The one-year loan prime rate or LPR stayed at 3% and the five-year LPR was unmoved at 3.5%, according to the People's Bank of China on Monday.
The figures are aligned with the no-change forecast given by 30 market participants surveyed by Reuters.
Both rates have been kept unchanged since June 2025.
The decision reflects caution as Middle East tension remains. The U.S. and Iran are still negotiating for a peace treaty that could end their war. A joint statement from mediating countries Qatar and Pakistan said the parties agreed to a roadmap towards reaching a final deal in 60 days.

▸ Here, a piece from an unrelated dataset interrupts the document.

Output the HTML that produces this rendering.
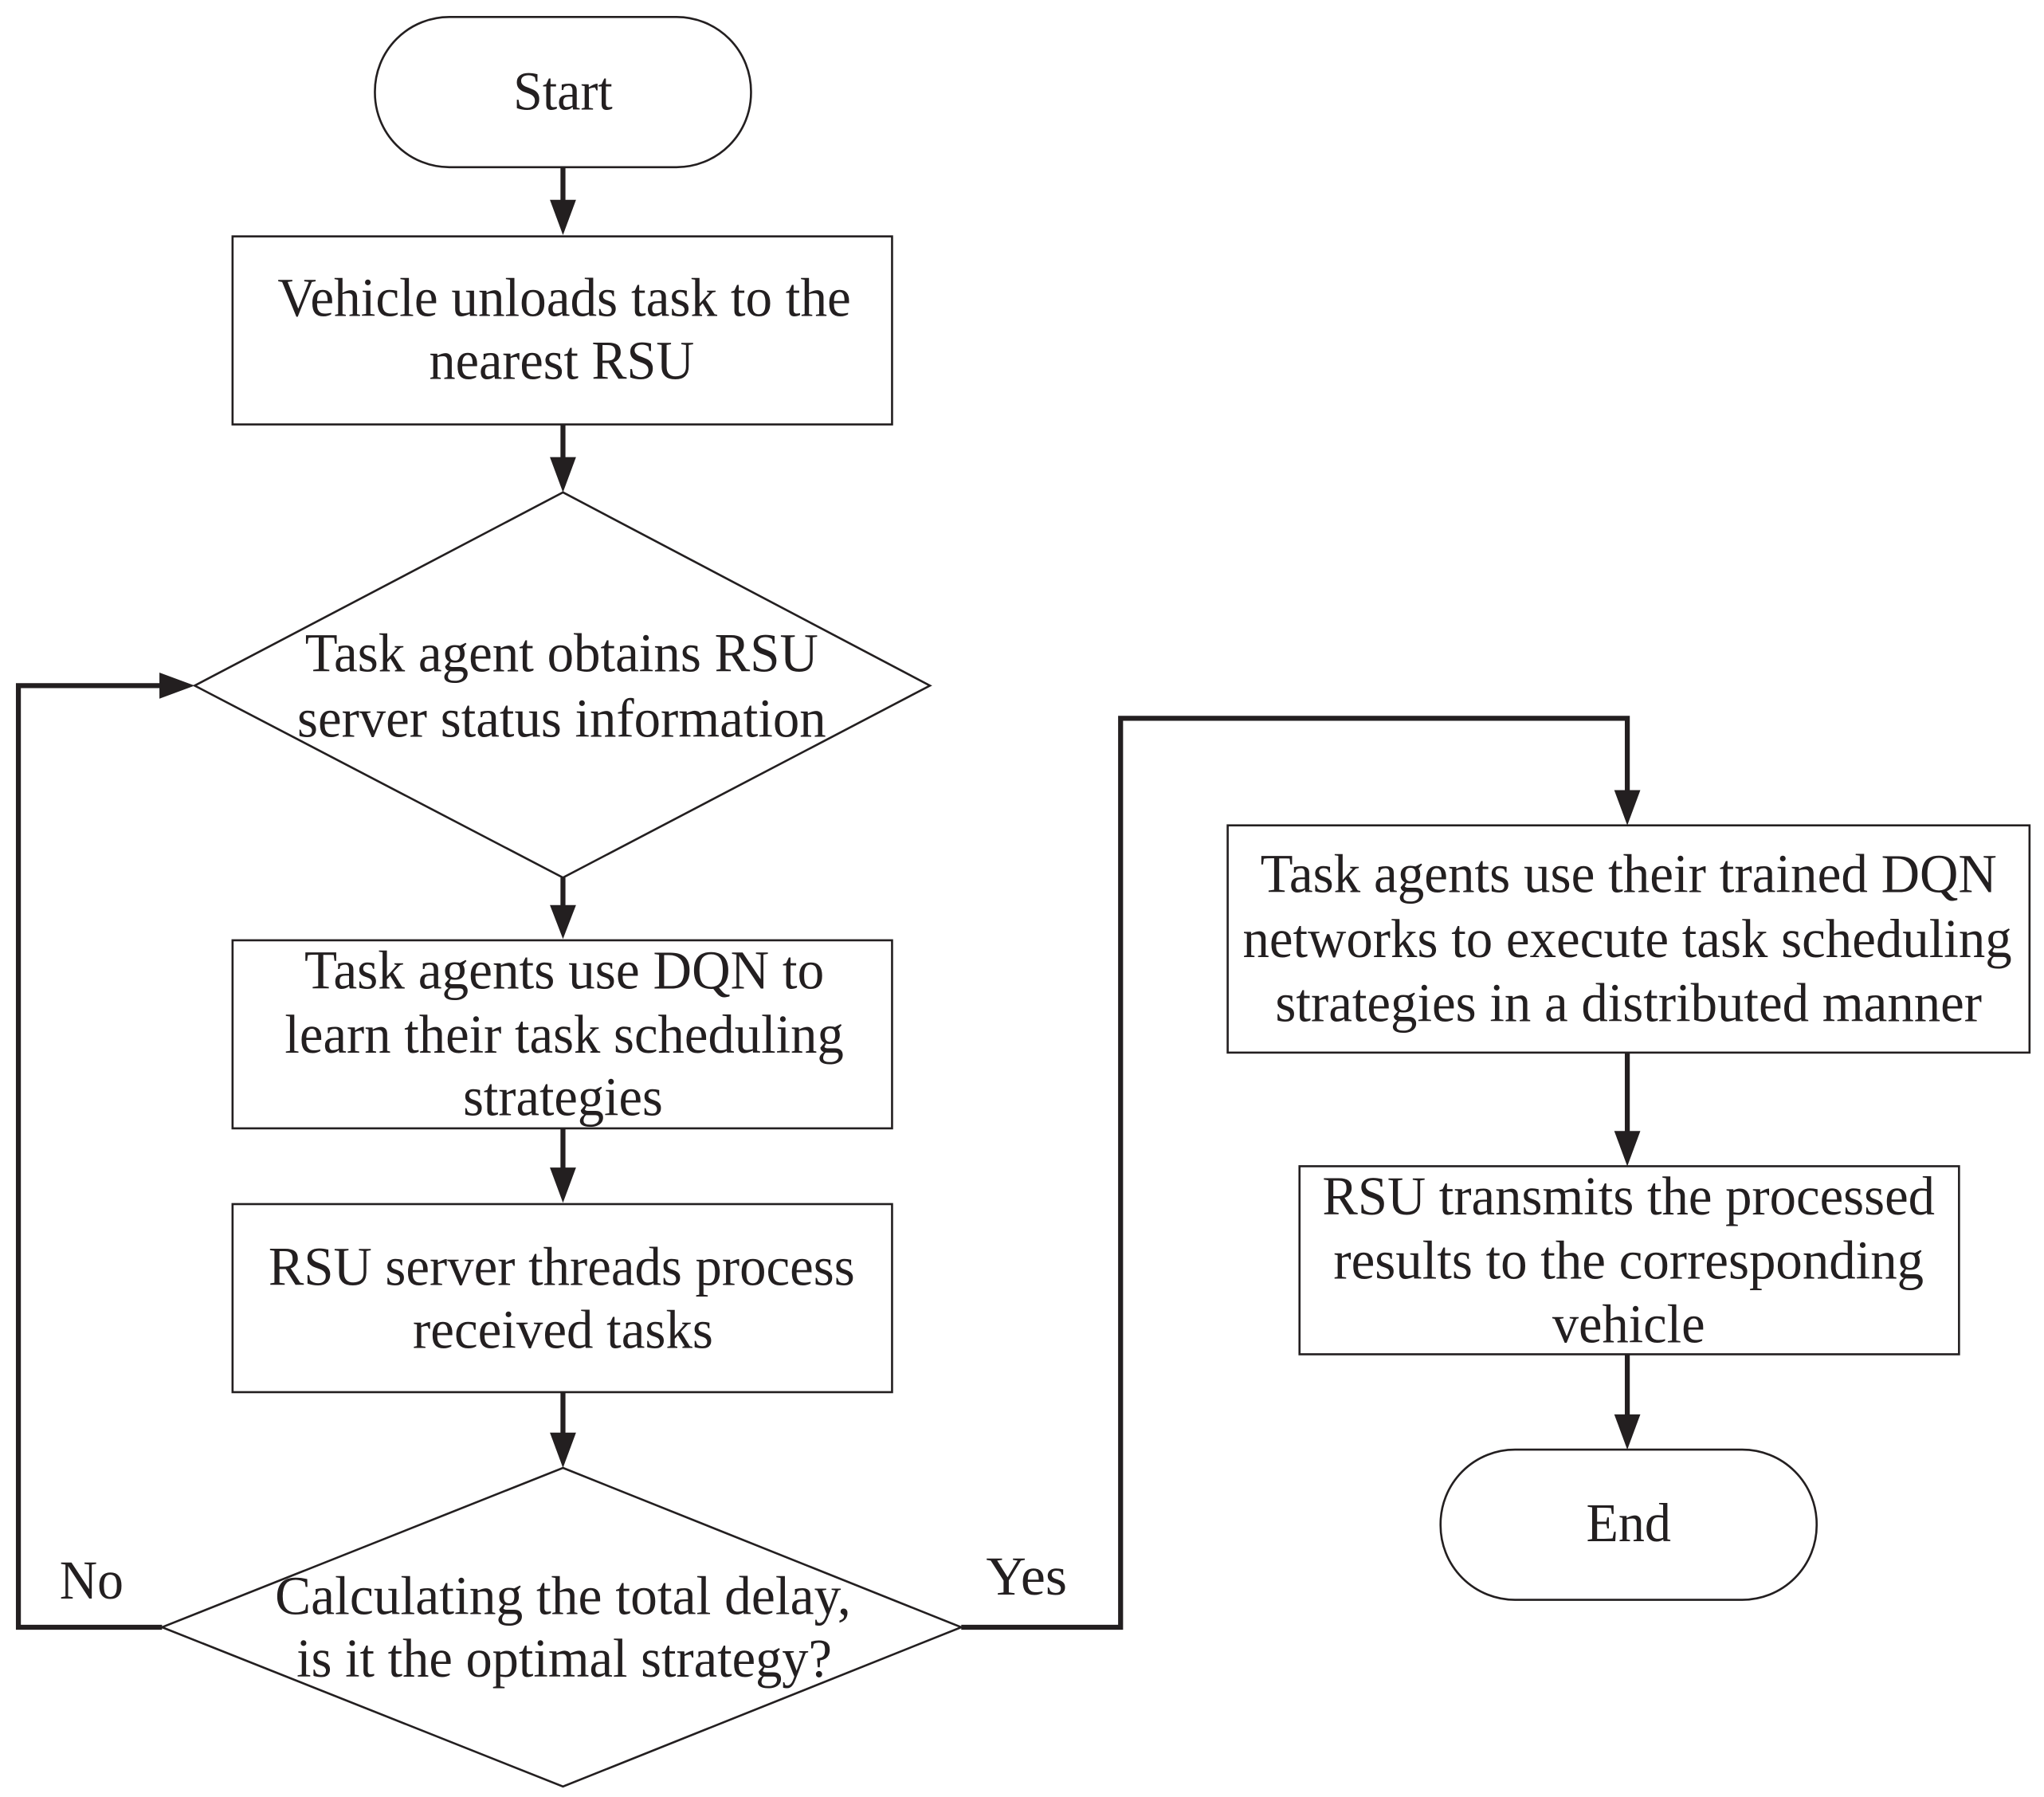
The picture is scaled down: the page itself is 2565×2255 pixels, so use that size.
<!DOCTYPE html>
<html><head><style>html,body{margin:0;padding:0;background:#fff}svg{display:block}</style></head>
<body>
<svg width="2565" height="2255" viewBox="0 0 1565 1376" xmlns="http://www.w3.org/2000/svg">
<g fill="none" stroke="#231f20" stroke-width="1.6">
<rect x="287" y="13" width="288" height="115" rx="57" ry="57"/>
<rect x="178" y="181" width="505" height="144"/>
<polygon points="431,377 712,525 431,672 149,525"/>
<rect x="178" y="720" width="505" height="144"/>
<rect x="178" y="922" width="505" height="144"/>
<polygon points="431,1124 736,1246 431,1368 124,1246"/>
<rect x="940" y="632" width="614" height="174"/>
<rect x="995" y="893" width="505" height="144"/>
<rect x="1103" y="1110" width="288" height="115" rx="57" ry="57"/>
</g>
<g fill="#231f20">
<path d="M431,128 V172" stroke="#231f20" stroke-width="3.8"/>
<polygon points="421,153 441,153 431,180"/>
<path d="M431,325 V369" stroke="#231f20" stroke-width="3.8"/>
<polygon points="421,350 441,350 431,377"/>
<path d="M431,672 V711" stroke="#231f20" stroke-width="3.8"/>
<polygon points="421,693 441,693 431,719"/>
<path d="M431,864 V913" stroke="#231f20" stroke-width="3.8"/>
<polygon points="421,894 441,894 431,921"/>
<path d="M431,1066 V1116" stroke="#231f20" stroke-width="3.8"/>
<polygon points="421,1097 441,1097 431,1124"/>
<path d="M124,1246 H14 V525 H140" fill="none" stroke="#231f20" stroke-width="3.8"/>
<polygon points="122,515 122,535 149,525"/>
<path d="M736,1246 H858 V550 H1246 V622" fill="none" stroke="#231f20" stroke-width="3.8"/>
<polygon points="1236,605 1256,605 1246,632"/>
<path d="M1246,806 V885" stroke="#231f20" stroke-width="3.8"/>
<polygon points="1236,866 1256,866 1246,893"/>
<path d="M1246,1037 V1102" stroke="#231f20" stroke-width="3.8"/>
<polygon points="1236,1083 1256,1083 1246,1110"/>
</g>
<g font-family="Liberation Serif, serif" font-size="42" fill="#231f20" text-anchor="middle">
<text x="431" y="84" textLength="76" lengthAdjust="spacingAndGlyphs">Start</text>
<text x="432" y="242" textLength="439" lengthAdjust="spacingAndGlyphs">Vehicle unloads task to the</text>
<text x="430" y="290" textLength="203" lengthAdjust="spacingAndGlyphs">nearest RSU</text>
<text x="430" y="514" textLength="393" lengthAdjust="spacingAndGlyphs">Task agent obtains RSU</text>
<text x="430" y="564" textLength="405" lengthAdjust="spacingAndGlyphs">server status information</text>
<text x="432" y="757" textLength="398" lengthAdjust="spacingAndGlyphs">Task agents use DQN to</text>
<text x="432" y="806" textLength="428" lengthAdjust="spacingAndGlyphs">learn their task scheduling</text>
<text x="431" y="854" textLength="153" lengthAdjust="spacingAndGlyphs">strategies</text>
<text x="430" y="984" textLength="449" lengthAdjust="spacingAndGlyphs">RSU server threads process</text>
<text x="431" y="1032" textLength="230" lengthAdjust="spacingAndGlyphs">received tasks</text>
<text x="431" y="1236" textLength="441" lengthAdjust="spacingAndGlyphs">Calculating the total delay,</text>
<text x="432" y="1284" textLength="410" lengthAdjust="spacingAndGlyphs">is it the optimal strategy?</text>
<text x="70" y="1224" textLength="49" lengthAdjust="spacingAndGlyphs">No</text>
<text x="786" y="1221" textLength="62" lengthAdjust="spacingAndGlyphs">Yes</text>
<text x="1247" y="683" textLength="564" lengthAdjust="spacingAndGlyphs">Task agents use their trained DQN</text>
<text x="1246" y="733" textLength="589" lengthAdjust="spacingAndGlyphs">networks to execute task scheduling</text>
<text x="1247" y="782" textLength="541" lengthAdjust="spacingAndGlyphs">strategies in a distributed manner</text>
<text x="1247" y="930" textLength="469" lengthAdjust="spacingAndGlyphs">RSU transmits the processed</text>
<text x="1247" y="979" textLength="452" lengthAdjust="spacingAndGlyphs">results to the corresponding</text>
<text x="1247" y="1028" textLength="117" lengthAdjust="spacingAndGlyphs">vehicle</text>
<text x="1247" y="1180" textLength="65" lengthAdjust="spacingAndGlyphs">End</text>
</g>
</svg>
</body></html>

Analysts from ANZ predicted that the rates will remain, but fiscal spending might pick up as the global oil shock gradually wanes.
"We also maintain our view of no rate cut this year, while seeing scope for targeted support
from the People's Bank of China," ANZ economists Vicky Xiao Zhou, Zhaopeng Xing and Raymond Yeung said in a May 16 note.
Domestically, China's economic data in May was mixed. Weak demand brought down retail sales and fixed asset investment last week, but industrial production grew stronger than expected due to external demand.
Official data showed that retail sales slipped 0.6% from a year earlier, while fixed asset investment fell 4.1% year on year.
Meanwhile, industrial production rose 4.5% year on year.
"The lack of investment appetite is one of the factors impacting markets, translating into low borrowing demand and, consequently, banks parking more funds in government bonds," Lynn Song, ING's chief economist for Greater China, said in a June 16 note. "Policymakers have expressed an intention to stabilize investment this year. It looks like they have their work cut out."